1. Francis Ford Coppola
2. Steven Spielberg
3. George Lucas
4. Robert Wise
5. William Friedkin
6. George Roy Hill
7. Norman Jewison
Coppola, Spielberg, and Lucas were busy with production on three little films called Apocalypse Now, Close Encounter of the Third Kind, and Star Wars. Friedkin, Hill, and Jewison were all coming off of box office hits. Interestingly, Wise was the closest to falling off the A-list when this memo was sent. He had directed back-to-back critical disappointments (Two People in 1973 and The Hindenburg in 1975) and was in the middle of production on Audrey Rose (1977), which would be savaged by the critics the following year. Plus, only The Hindenburg had made any money at the box office.

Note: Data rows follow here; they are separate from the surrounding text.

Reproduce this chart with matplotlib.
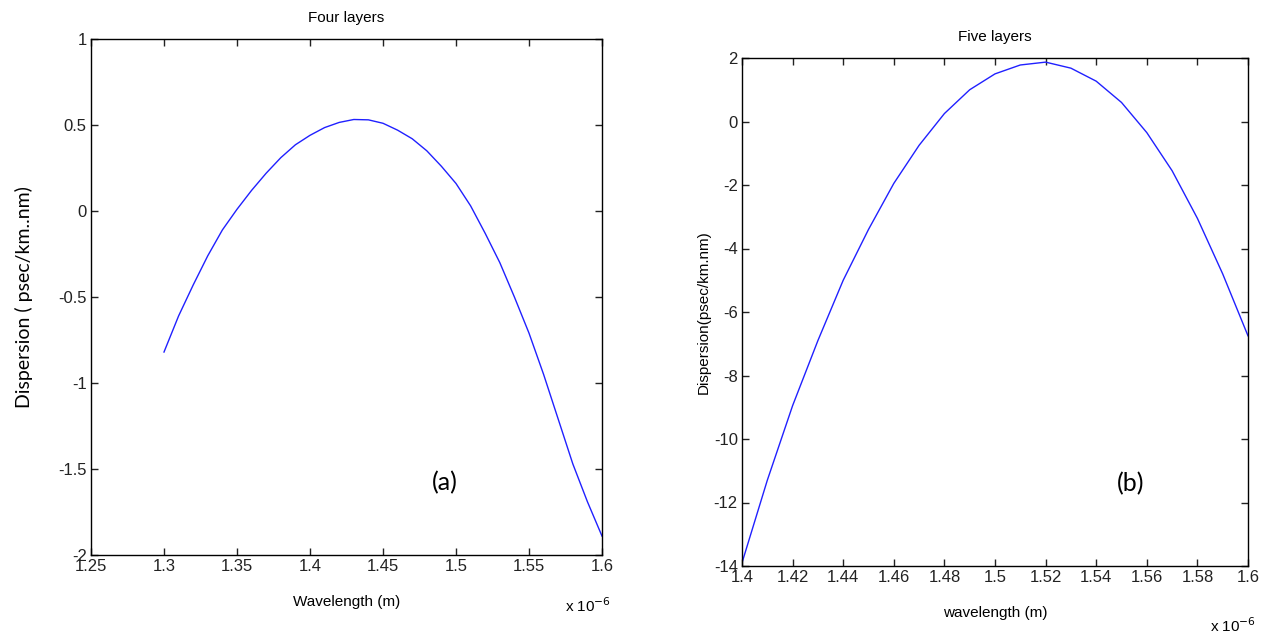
import numpy as np
import matplotlib
matplotlib.use("Agg")
import matplotlib.pyplot as plt
from matplotlib.ticker import FormatStrFormatter

# wavelength in units of 1e-6 m, dispersion in psec/(km.nm)
wl_four = [1.30, 1.31, 1.32, 1.33, 1.34, 1.35, 1.36, 1.37, 1.38, 1.39, 1.40,
           1.41, 1.42, 1.43, 1.44, 1.45, 1.46, 1.47, 1.48, 1.49, 1.50,
           1.51, 1.52, 1.53, 1.54, 1.55, 1.56, 1.57, 1.58, 1.59, 1.60]
disp_four = [-0.82, -0.61, -0.43, -0.26, -0.11, 0.01, 0.12, 0.22, 0.31, 0.385, 0.44,
             0.485, 0.515, 0.532, 0.53, 0.51, 0.47, 0.42, 0.35, 0.26, 0.16,
             0.03, -0.13, -0.30, -0.50, -0.71, -0.95, -1.21, -1.47, -1.69, -1.89]

wl_five = [1.40, 1.41, 1.42, 1.43, 1.44, 1.45, 1.46, 1.47, 1.48, 1.49, 1.50,
           1.51, 1.52, 1.53, 1.54, 1.55, 1.56, 1.57, 1.58, 1.59, 1.60]
disp_five = [-13.9, -11.3, -8.95, -6.9, -5.0, -3.4, -1.95, -0.75, 0.25, 1.0, 1.5,
             1.78, 1.87, 1.68, 1.27, 0.6, -0.35, -1.55, -3.05, -4.8, -6.75]

xticks_four = [1.25, 1.3, 1.35, 1.4, 1.45, 1.5, 1.55, 1.6]
yticks_four = [-2, -1.5, -1, -0.5, 0, 0.5, 1]
xticks_five = [1.4, 1.42, 1.44, 1.46, 1.48, 1.5, 1.52, 1.54, 1.56, 1.58, 1.6]
yticks_five = [-14, -12, -10, -8, -6, -4, -2, 0, 2]

plt.rcParams["font.family"] = ["Liberation Sans", "DejaVu Sans"]

fig = plt.figure(figsize=(12.65, 6.39), dpi=100)
ax1 = fig.add_axes([91 / 1265, 1 - 555 / 639, 511 / 1265, 516 / 639])
ax2 = fig.add_axes([742 / 1265, 1 - 566 / 639, 506 / 1265, 508 / 639])


def style(ax):
    ax.tick_params(direction="in", length=5, width=1, top=True, right=True,
                   labelsize=12, pad=3, colors="#222222")
    for s in ax.spines.values():
        s.set_linewidth(1)
    ax.xaxis.set_major_formatter(FormatStrFormatter("%g"))
    ax.yaxis.set_major_formatter(FormatStrFormatter("%g"))


ax1.plot(wl_four, disp_four, color="#2020ff", lw=1)
ax1.set_xlim(1.25, 1.6)
ax1.set_ylim(-2, 1)
ax1.set_xticks(xticks_four)
ax1.set_yticks(yticks_four)
style(ax1)
ax1.set_title("Four layers", fontsize=11, pad=12)
ax1.set_xlabel("Wavelength (m)", fontsize=11, labelpad=15)
ax1.set_ylabel("Dispersion ( psec/km..nm)", fontsize=14, family="Lato", labelpad=18)
ax1.text(0.928, -0.099, "x 10$^{-6}$", transform=ax1.transAxes, fontsize=11, va="center")
ax1.text(0.667, 0.141, "(a)", transform=ax1.transAxes, fontsize=18, family="Lato",
         va="center")

ax2.plot(wl_five, disp_five, color="#2020ff", lw=1)
ax2.set_xlim(1.4, 1.6)
ax2.set_ylim(-14, 2)
ax2.set_xticks(xticks_five)
ax2.set_yticks(yticks_five)
style(ax2)
ax2.set_title("Five layers", fontsize=11, pad=12)
ax2.set_xlabel("wavelength (m)", fontsize=11, labelpad=15)
ax2.set_ylabel("Dispersion(psec/km.nm)", fontsize=11, labelpad=2)
ax2.text(0.925, -0.118, "x 10$^{-6}$", transform=ax2.transAxes, fontsize=11, va="center")
ax2.text(0.741, 0.163, "(b)", transform=ax2.transAxes, fontsize=18, family="Lato",
         va="center")

fig.savefig("out.png", dpi=100)
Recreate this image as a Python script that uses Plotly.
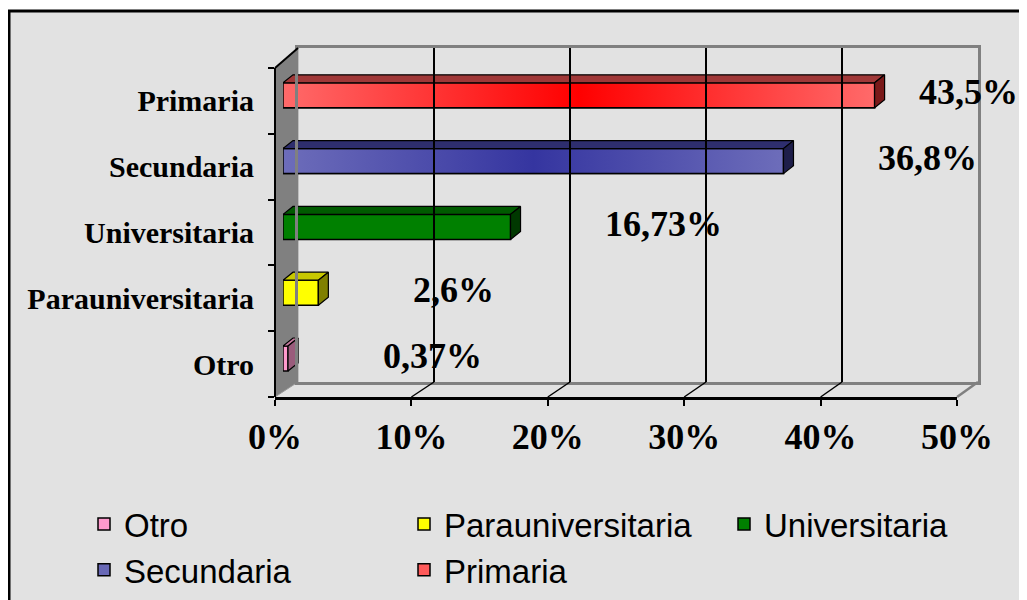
import plotly.graph_objects as go

W, H = 1027, 600

# ---------------- data ----------------
categories = ["Otro", "Parauniversitaria", "Universitaria", "Secundaria", "Primaria"]
values = [0.37, 2.6, 16.73, 36.8, 43.5]
value_labels = ["0,37%", "2,6%", "16,73%", "36,8%", "43,5%"]
tick_vals = [0, 10, 20, 30, 40, 50]
tick_text = ["0%", "10%", "20%", "30%", "40%", "50%"]

front_colors = ["#ff99cc", "#ffff00", "#008000", "#6868b6", "#ff5a5a"]
top_colors = ["#c77a9f", "#c8c800", "#005a00", "#2e2e6e", "#a03838"]
side_colors = ["#9a5c7c", "#808000", "#003800", "#1e1e4a", "#7a1a1a"]
gradient_scales = {
    3: [[0, "#6d6dba"], [0.5, "#3535a0"], [1, "#6d6dba"]],
    4: [[0, "#ff6a6a"], [0.5, "#ff0000"], [1, "#ff6a6a"]],
}

# ---------------- geometry (pixels in the page) ----------------
PLOT_TOP, FLOOR_FRONT, FLOOR_BACK, WALL_TOP = 68, 397, 382, 48
WALL_LF, WALL_LB = 275, 298
BAR_X0, BAR_X1 = 283, 963
FRONT_X1, BACK_X1 = 957, 978
XMAX = 50
OX, OY = 8, 8   # page body margin around the plot div


def fx(px):
    return (px - OX) / W


def fy(py):
    return 1 - (py - OY) / H


BAR_W = 0.38
BAR_SHIFT = 0.085
DX = 10 / ((BAR_X1 - BAR_X0) / XMAX)          # depth in value units
DY = 8 / ((FLOOR_FRONT - PLOT_TOP) / 5.0)      # depth in category units
SERIF = "Liberation Serif, Times New Roman, serif"
SANS = "Liberation Sans, Arial, sans-serif"

fig = go.Figure()

positions = list(range(len(categories)))

# bars (one trace per category -> legend entries)
for i, (cat, v) in enumerate(zip(categories, values)):
    fig.add_trace(go.Bar(
        x=[v], y=[positions[i]], orientation="h", name=cat,
        width=BAR_W, offset=BAR_SHIFT - BAR_W / 2,
        marker=dict(color=front_colors[i], line=dict(color="black", width=1.5)),
        xaxis="x", yaxis="y", hoverinfo="x+name",
    ))

# 3D faces derived from the values
for i, v in enumerate(values):
    yb = positions[i] + BAR_SHIFT - BAR_W / 2
    yt = positions[i] + BAR_SHIFT + BAR_W / 2
    if i in gradient_scales:
        fig.add_trace(go.Scatter(
            x=[0, v, v, 0, 0], y=[yb, yb, yt, yt, yb], mode="lines",
            fill="toself", fillgradient=dict(type="horizontal", colorscale=gradient_scales[i]),
            line=dict(color="black", width=1.5), showlegend=False, hoverinfo="skip",
            xaxis="x", yaxis="y",
        ))
    # top face
    fig.add_trace(go.Scatter(
        x=[0, v, v + DX, DX, 0], y=[yt, yt, yt + DY, yt + DY, yt], mode="lines",
        fill="toself", fillcolor=top_colors[i], line=dict(color="black", width=1.2),
        showlegend=False, hoverinfo="skip", xaxis="x", yaxis="y",
    ))
    # end face
    fig.add_trace(go.Scatter(
        x=[v, v, v + DX, v + DX, v], y=[yb, yt, yt + DY, yb + DY, yb], mode="lines",
        fill="toself", fillcolor=side_colors[i], line=dict(color="black", width=1.2),
        showlegend=False, hoverinfo="skip", xaxis="x", yaxis="y",
    ))

# dummy traces to create wall / front-axis subplots
fig.add_trace(go.Scatter(x=[None], y=[None], xaxis="x2", yaxis="y2", showlegend=False, hoverinfo="skip"))
fig.add_trace(go.Scatter(x=[None], y=[None], xaxis="x3", yaxis="y", showlegend=False, hoverinfo="skip"))

# value labels
for i, (v, lab) in enumerate(zip(values, value_labels)):
    fig.add_annotation(
        x=min(v + 6.8, 46.6), y=positions[i] + BAR_SHIFT, xref="x", yref="y",
        text=lab, showarrow=False, xanchor="left", yanchor="middle", yshift=3,
        font=dict(family=SERIF, size=36, color="black", weight="bold"),
    )

shapes = []
# chart area background with border
shapes.append(dict(type="rect", xref="paper", yref="paper", x0=fx(9), y0=fy(11), x1=fx(1060), y1=fy(630),
                   fillcolor="#e2e2e2", line=dict(color="black", width=3), layer="below"))
# left wall
shapes.append(dict(type="path", xref="paper", yref="paper", layer="below",
                   path=f"M{fx(WALL_LF)},{fy(PLOT_TOP)} L{fx(WALL_LB)},{fy(WALL_TOP)} L{fx(WALL_LB)},{fy(FLOOR_BACK)} L{fx(WALL_LF)},{fy(FLOOR_FRONT)} Z",
                   fillcolor="#808080", line=dict(color="#9a9a9a", width=1)))
shapes.append(dict(type="line", xref="paper", yref="paper", x0=fx(WALL_LF), y0=fy(PLOT_TOP),
                   x1=fx(WALL_LB), y1=fy(WALL_TOP), line=dict(color="black", width=2)))
# floor right edge
shapes.append(dict(type="line", xref="paper", yref="paper", x0=fx(BACK_X1), y0=fy(FLOOR_BACK),
                   x1=fx(FRONT_X1), y1=fy(FLOOR_FRONT), line=dict(color="#808080", width=2.5)))
# floor grid lines from each front tick to the back wall grid line
for t in tick_vals[1:-1]:
    xf = WALL_LF + t / XMAX * (FRONT_X1 - WALL_LF)
    xb = WALL_LB + t / XMAX * (BACK_X1 - WALL_LB)
    shapes.append(dict(type="line", xref="paper", yref="paper", x0=fx(xf), y0=fy(FLOOR_FRONT),
                       x1=fx(xb), y1=fy(FLOOR_BACK), line=dict(color="black", width=1.5)))

fig.update_layout(
    width=W, height=H, autosize=False,
    margin=dict(l=0, r=0, t=0, b=0, autoexpand=False),
    paper_bgcolor="white", plot_bgcolor="rgba(0,0,0,0)",
    barmode="overlay", showlegend=True,
    shapes=shapes,
    xaxis=dict(domain=[fx(BAR_X0), fx(BAR_X1)], range=[0, XMAX], visible=False, fixedrange=True,
               anchor="y", automargin=False),
    yaxis=dict(domain=[fy(FLOOR_FRONT), fy(PLOT_TOP)], range=[-0.5, 4.5], anchor="free", position=fx(WALL_LF),
               tickvals=positions, ticktext=categories, ticks="", showgrid=False, zeroline=False,
               showline=True, linecolor="black", linewidth=2, ticklabelstandoff=14, automargin=False,
               minor=dict(tickvals=[p - 0.5 for p in positions] + [positions[-1] + 0.5], ticks="outside",
                          ticklen=6, tickwidth=2, tickcolor="black", showgrid=False),
               tickfont=dict(family=SERIF, size=30, color="black", weight="bold"), fixedrange=True),
    xaxis2=dict(domain=[fx(WALL_LB), fx(BACK_X1)], range=[0, XMAX], anchor="y2", automargin=False,
                tickvals=tick_vals[1:-1], showticklabels=False, ticks="", showgrid=True,
                gridcolor="black", gridwidth=1.5, zeroline=False, showline=True, mirror=True,
                linecolor="#808080", linewidth=2.5, fixedrange=True),
    yaxis2=dict(domain=[fy(FLOOR_BACK), fy(WALL_TOP)], range=[0, 1], anchor="x2", automargin=False,
                showticklabels=False, ticks="", showgrid=False, zeroline=False, showline=True,
                mirror=True, linecolor="#808080", linewidth=2.5, fixedrange=True),
    xaxis3=dict(domain=[fx(WALL_LF), fx(FRONT_X1)], range=[0, XMAX], anchor="y", automargin=False,
                tickvals=tick_vals, ticktext=tick_text, ticks="outside", ticklen=6, tickwidth=2,
                tickcolor="black", showgrid=False, zeroline=False, showline=True, linecolor="black",
                linewidth=3, ticklabelstandoff=0,
                tickfont=dict(family=SERIF, size=36, color="black", weight="bold"), fixedrange=True),
    legend=dict(orientation="h", x=fx(84), y=fy(496), xanchor="left", yanchor="top",
                bgcolor="rgba(0,0,0,0)", entrywidth=275, entrywidthmode="pixels",
                font=dict(family=SANS, size=33, color="black"), traceorder="normal"),
)

fig.write_html("out.html")
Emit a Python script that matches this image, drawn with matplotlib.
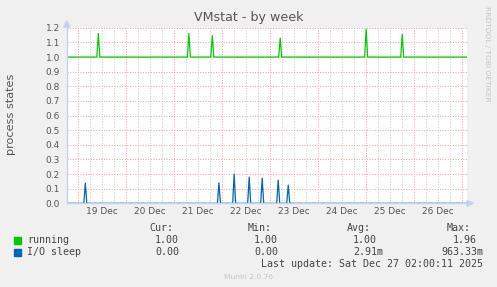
import matplotlib
matplotlib.use("Agg")
import matplotlib.pyplot as plt
from matplotlib.patches import Rectangle, Polygon
from matplotlib.lines import Line2D

# ---- data (hours since 19 Dec 00:00) ----
running_base = 1.0
running_spike_hours = [10.3, 55.5, 67.2, 101.1, 144.0, 162.0]
running_spike_peaks = [1.16, 1.16, 1.147, 1.13, 1.19, 1.154]
iosleep_base = 0.0
iosleep_spike_hours = [3.8, 70.5, 78.1, 85.6, 92.1, 100.1, 105.1]
iosleep_spike_peaks = [0.138, 0.14, 0.20, 0.179, 0.172, 0.159, 0.124]

day_labels = ["19 Dec", "20 Dec", "21 Dec", "22 Dec", "23 Dec", "24 Dec", "25 Dec", "26 Dec"]
y_ticks = [0.0, 0.1, 0.2, 0.3, 0.4, 0.5, 0.6, 0.7, 0.8, 0.9, 1.0, 1.1, 1.2]

series_names = ["running", "I/O sleep"]
series_colors = ["#00CC00", "#0066B3"]
cur_vals = [1.00, 0.00]
min_vals = [1.00, 0.00]
avg_vals = [1.00, 0.00291]
max_vals = [1.96, 0.96333]
last_update = "Last update: Sat Dec 27 02:00:11 2025"

T_START, T_END = -5.5, 194.1
HALF_W = 0.75

W, H = 497, 287
fig = plt.figure(figsize=(W / 100, H / 100), dpi=100, facecolor="#F0F0F0")


def fx(x):
    return x / W


def fy(y):
    return 1 - y / H


L, R, T, B = 66.7, 466.5, 27.8, 203.3
ax = fig.add_axes([fx(L), fy(B), fx(R) - fx(L), fy(T) - fy(B)])
ax.set_facecolor("white")
ax.set_xlim(T_START, T_END)
ax.set_ylim(0, 1.2)


def spike_series(base, hours, peaks):
    xs, ys = [T_START], [base]
    for h, p in sorted(zip(hours, peaks)):
        xs += [h - HALF_W, h, h + HALF_W]
        ys += [base, p, base]
    xs.append(T_END)
    ys.append(base)
    return xs, ys


# grid
six_hours = list(range(-0, 200, 6))
midnights = [24 * i for i in range(len(day_labels) + 1)]
for h in six_hours:
    if h % 24 != 0:
        ax.axvline(h, color="#cfcfcf", lw=0.75, ls=(0, (1, 1.5)), zorder=1)
for h in midnights:
    ax.axvline(h, color="#e8a8a8", lw=0.75, ls=(0, (1, 1.5)), zorder=1)
for v in y_ticks:
    ax.axhline(v, color="#e8a8a8", lw=0.75, ls=(0, (1, 1.5)), zorder=1)

xr, yr = spike_series(running_base, running_spike_hours, running_spike_peaks)
xi, yi = spike_series(iosleep_base, iosleep_spike_hours, iosleep_spike_peaks)
ax.plot(xr, yr, color=series_colors[0], lw=0.9, zorder=3)
ax.plot(xi, yi, color=series_colors[1], lw=0.9, zorder=3)

for s in ax.spines.values():
    s.set_visible(False)

ax.set_yticks(y_ticks)
ax.set_yticklabels([f"{v:.1f}" for v in y_ticks])
ax.set_xticks([24 * i + 12 for i in range(len(day_labels))])
ax.set_xticklabels(day_labels)
ax.tick_params(axis="both", length=0, labelsize=6.5, labelcolor="#555555")
ax.tick_params(axis="y", pad=4.8)
ax.tick_params(axis="x", pad=3.0)

# axes with arrows (pixel coords)
axis_col = "#C8D0F4"
fig.add_artist(Line2D([fx(L), fx(L)], [fy(B), fy(23)], color=axis_col, lw=1.0))
fig.add_artist(Line2D([fx(L), fx(471)], [fy(B), fy(B)], color=axis_col, lw=1.0))
fig.add_artist(Polygon([[fx(L - 3), fy(27)], [fx(L + 3), fy(27)], [fx(L), fy(21)]],
                       closed=True, color=axis_col, transform=fig.transFigure))
fig.add_artist(Polygon([[fx(467), fy(B - 3)], [fx(467), fy(B + 3)], [fx(473.5), fy(B)]],
                       closed=True, color=axis_col, transform=fig.transFigure))

# title, labels
fig.text(fx(248.5), fy(18), "VMstat - by week", ha="center", va="center",
         fontsize=9.1, color="#555555")
fig.text(fx(11.5), fy(114), "process states", ha="center", va="center",
         rotation=90, fontsize=8.1, color="#555555")
fig.text(fx(487.5), fy(54), "RRDTOOL / TOBI OETIKER", ha="center", va="center",
         rotation=270, fontsize=5.4, color="#C4C4C4")

# legend
mono = "DejaVu Sans Mono"
fs = 7.2
tc = "#444444"
col_ends = [185, 284, 383, 483]
headers = ["Cur:", "Min:", "Avg:", "Max:"]
cw = 6.0
for hdr, ce in zip(headers, col_ends):
    fig.text(fx(ce - 2 * cw), fy(228), hdr, ha="right", va="center",
             family=mono, fontsize=fs, color=tc)


def fmt(v):
    if v == 0 or abs(v) >= 1:
        return f"{v:.2f}", False
    return f"{v * 1000:.2f}m", True


rows_y = [240, 252]
for i, name in enumerate(series_names):
    y = rows_y[i]
    fig.add_artist(Rectangle((fx(14), fy(y + 3.5)), fx(6.5), fy(0) - fy(6.5),
                             color=series_colors[i], transform=fig.transFigure))
    fig.text(fx(27), fy(y), name, ha="left", va="center",
             family=mono, fontsize=fs, color=tc)
    for vals, ce in zip([cur_vals, min_vals, avg_vals, max_vals], col_ends):
        s, suf = fmt(vals[i])
        fig.text(fx(ce if suf else ce - cw), fy(y), s, ha="right", va="center",
                 family=mono, fontsize=fs, color=tc)

fig.text(fx(483), fy(264), last_update, ha="right", va="center",
         family=mono, fontsize=fs, color=tc)
fig.text(fx(248.5), fy(277), "Munin 2.0.76", ha="center", va="center",
         fontsize=5.4, color="#C4C4C4")

fig.savefig("out.png", dpi=100, facecolor=fig.get_facecolor())
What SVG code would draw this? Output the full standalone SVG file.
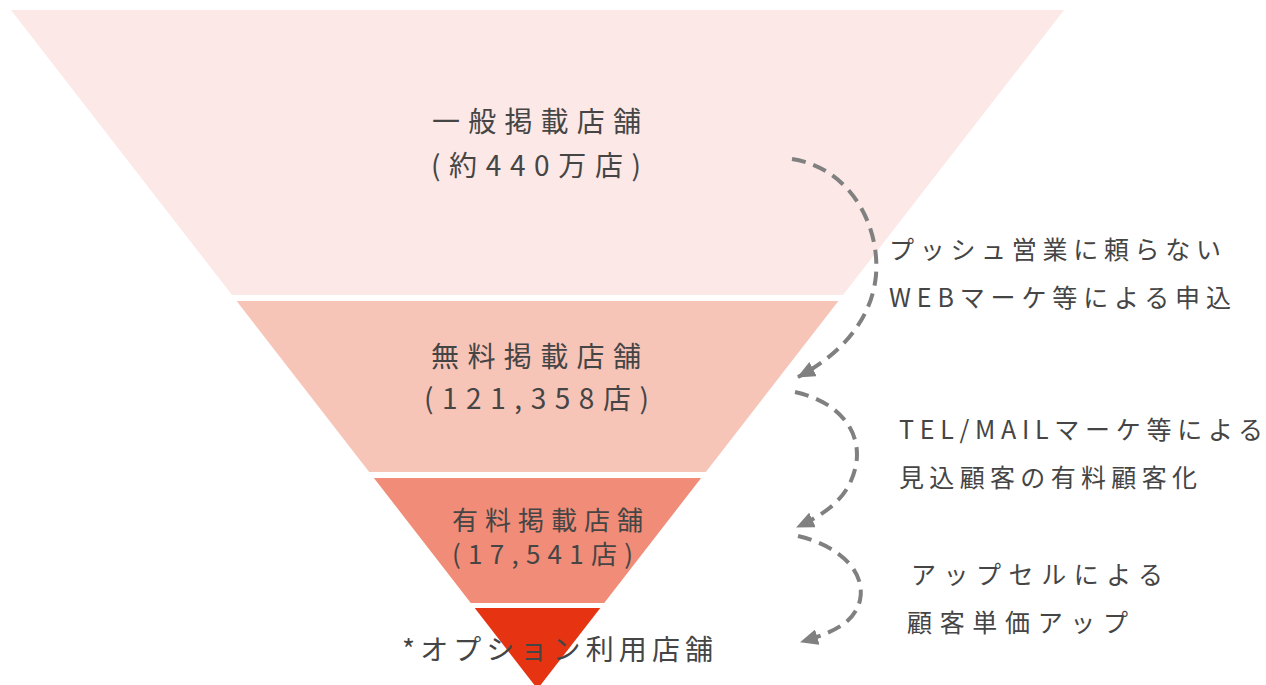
<svg xmlns="http://www.w3.org/2000/svg" width="1266" height="685" viewBox="0 0 1266 685">
<defs>
<style>
.t{font-family:"Noto Sans CJK JP","Noto Sans",sans-serif;fill:#454545;font-weight:400;}
.big{font-size:28px;}
.mid{font-size:26px;}
.side{font-size:25px;}
.arr{fill:none;stroke:#808080;stroke-width:4;stroke-dasharray:14 8;}
</style>
<marker id="ah" markerUnits="userSpaceOnUse" viewBox="0 0 18 16" refX="17" refY="8" markerWidth="18" markerHeight="16" orient="auto">
<path d="M0,0 L18,8 L0,16 Z" fill="#808080"/>
</marker>
</defs>
<rect width="1266" height="685" fill="#ffffff"/>
<g id="tier1">
<polygon points="11,10 1064,10 843,295 232,295" fill="#FCE8E6"/>
<text class="t big" x="432" y="132" textLength="209" lengthAdjust="spacing">一般掲載店舗</text>
<text class="t big" x="431" y="176" textLength="210" lengthAdjust="spacing">(約440万店)</text>
</g>
<g id="tier2">
<polygon points="236.6,301 838.4,301 705.8,472 369.2,472" fill="#F7C4B8"/>
<text class="t big" x="431" y="367" textLength="210" lengthAdjust="spacing">無料掲載店舗</text>
<text class="t big" x="424" y="409" textLength="225" lengthAdjust="spacing">(121,358店)</text>
</g>
<g id="tier3">
<polygon points="373.9,478 701.1,478 604.2,603 470.8,603" fill="#F08C77"/>
<text class="t mid" x="452" y="530" textLength="191" lengthAdjust="spacing">有料掲載店舗</text>
<text class="t mid" x="452" y="564" textLength="181" lengthAdjust="spacing">(17,541店)</text>
</g>
<g id="tier4">
<polygon points="474.7,608 600.3,608 537.5,689" fill="#E63412"/>
<text class="t big" x="402" y="660" textLength="311" lengthAdjust="spacing">*オプション利用店舗</text>
</g>
<g id="connectors">
<path class="arr" d="M792,159 C850,168 880,225 876,275 C872,320 840,355 798,377" marker-end="url(#ah)"/>
<path class="arr" d="M795,392 C840,402 862,432 856,465 C850,495 830,512 797,527" marker-end="url(#ah)"/>
<path class="arr" d="M798,536 C840,546 866,572 860,600 C855,622 835,632 801,642" marker-end="url(#ah)"/>
</g>
<g id="label1">
<text class="t side" x="889" y="259" textLength="332" lengthAdjust="spacing">プッシュ営業に頼らない</text>
<text class="t side" x="889" y="307" textLength="342" lengthAdjust="spacing">WEBマーケ等による申込</text>
</g>
<g id="label2">
<text class="t side" x="899" y="439" textLength="364" lengthAdjust="spacing">TEL/MAILマーケ等による</text>
<text class="t side" x="899" y="487" textLength="298" lengthAdjust="spacing">見込顧客の有料顧客化</text>
</g>
<g id="label3">
<text class="t side" x="911" y="584" textLength="252" lengthAdjust="spacing">アップセルによる</text>
<text class="t side" x="907" y="632" textLength="221" lengthAdjust="spacing">顧客単価アップ</text>
</g>
</svg>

Beyond the top seven candidates, Povil listed eleven more directors he thought would be worth pursuing. This list included names like Milos Forman, Sydney Pollack, and Martin Scorsese (although Povil noted that Scorsese was “probably unavailable and not really right for STAR TREK anyhow”). It also included Joseph Sargent, the only candidate with any experience directing the original series (“The Corbomite Maneuver”).
Not until J.J. Abrams’ Star Trek (2009) would Paramount hire an A-list director to helm a Star Trek movie. Nicholas Meyer was a neophyte; Leonard Nimoy, William Shatner, and Jonathan Frakes were primarily actors with some television directing credits; David Carson was firmly a TV director; and Stuart Baird was primarily a film editor with only two prior directing credits.